The business-to-business division is doing well. The UK consumer magazines business remains "robust" with advertising performing well.
Emap shares are well down from levels when this column twice recommended investors to sell the stock. Even at the current shareprice, Emap does not look tempting until it can show progress in France.
Kensington may be hit by higher borrowing costs
Kensington is the respectable face of lending to people with poor credit histories. Mortgage customers can only borrow 77 per cent of the value of a property - compared to more than 100 per cent elsewhere in the market - and average loans are 2.5 times the amount of money someone earns, which is again more conservative.
Kensington has grown strongly since its flotation four years ago. Its shares have almost doubled, closing at 425.5p yesterday, and it controls about 15 per cent of the lucrative £10bn "sub prime" lending market.
Kensington said yesterday pre-tax profits had risen by 46 per cent to £23m in the six months to 31 May and - carrying on a tradition of generous pay-outs to shareholders - the interim dividend rose 67 per cent to 5p.
There seems to be strong demand for Kensington's products, despite widespread fears that mortgages are set to get more expensive as interest rates rise in the UK. Kensington's pipeline of new business was worth £420m in June - a record for the company.

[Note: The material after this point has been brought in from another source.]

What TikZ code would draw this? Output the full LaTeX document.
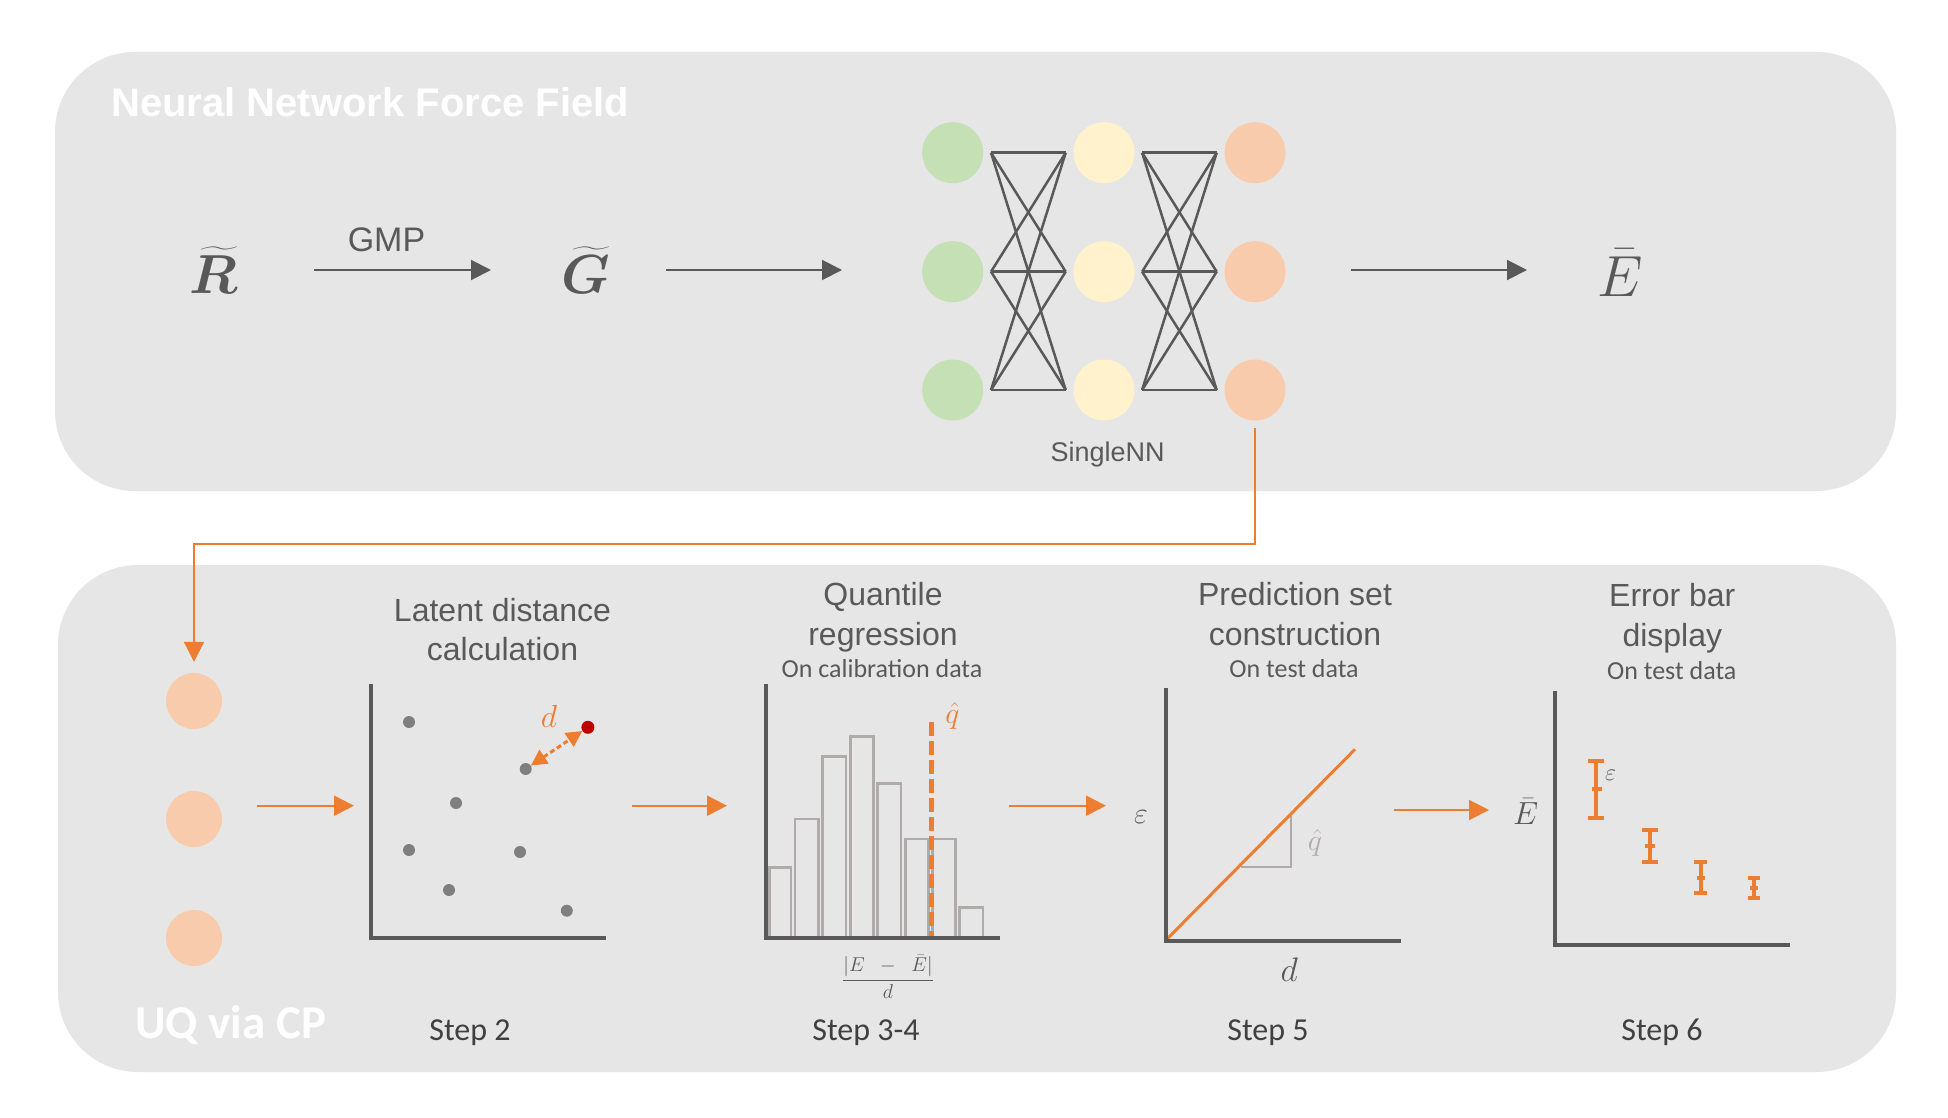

Yet the company is inevitably sailing into more choppy waters, in which widely expected increases in the cost of borrowing will raise the number of customers falling behind on their repayments. Kensington has so far kept a lid on this trend, with losses suffered on loans that have turned sour remaining at less than 0.1 per cent of advances.
But it is these concerns - plus a general caution in the market about specialist lenders - which have kept Kensington's shares down to a far lower multiple than its banking rivals.
Given that the market is set to become tougher, Kensington's shares do not look like a sensible refuge. Avoid.
Floors stores to benefit from changing fashions
The Changing Rooms phenomenon has made carpets deeply uncool, and had Britons ripping up their shag piles in favour of wooden, laminated and tiled flooring.
Roll out Floors 2 Go, the flooring retailer that listed on AIM in April. It said yesterday that like-for-like sales were up 28 per cent over the past six months. Including stores opened last year, sales were up 224 per cent. Estimates put the growth of the flooring market at 10 to 13 per cent a year and suggest it could be worth around £400m. There is potential for Floors, then, as one of the only specialist retailers of any size in this area, to capture an expanding market.
With only 100 stores so far, there is a lot of ground to cover before Floors gets full national exposure. Yesterday's news that it is to open 16 stores in Scotland shows it is making plans. Some investors might feel nervous that Floors could be exposed to a housing market crash and a consumer spending slowdown, but it could also be argued that homeowners will spend more money on improving their existing properties if the housing market slows.
The shares floated at 48p and are now at 68p. On 2004 estimates, it does look expensive at 23 times earnings.
Looking to next year, when its expansion will start to boost the bottom line, it drops to a more reasonable 16 times. Worth a long-term buy.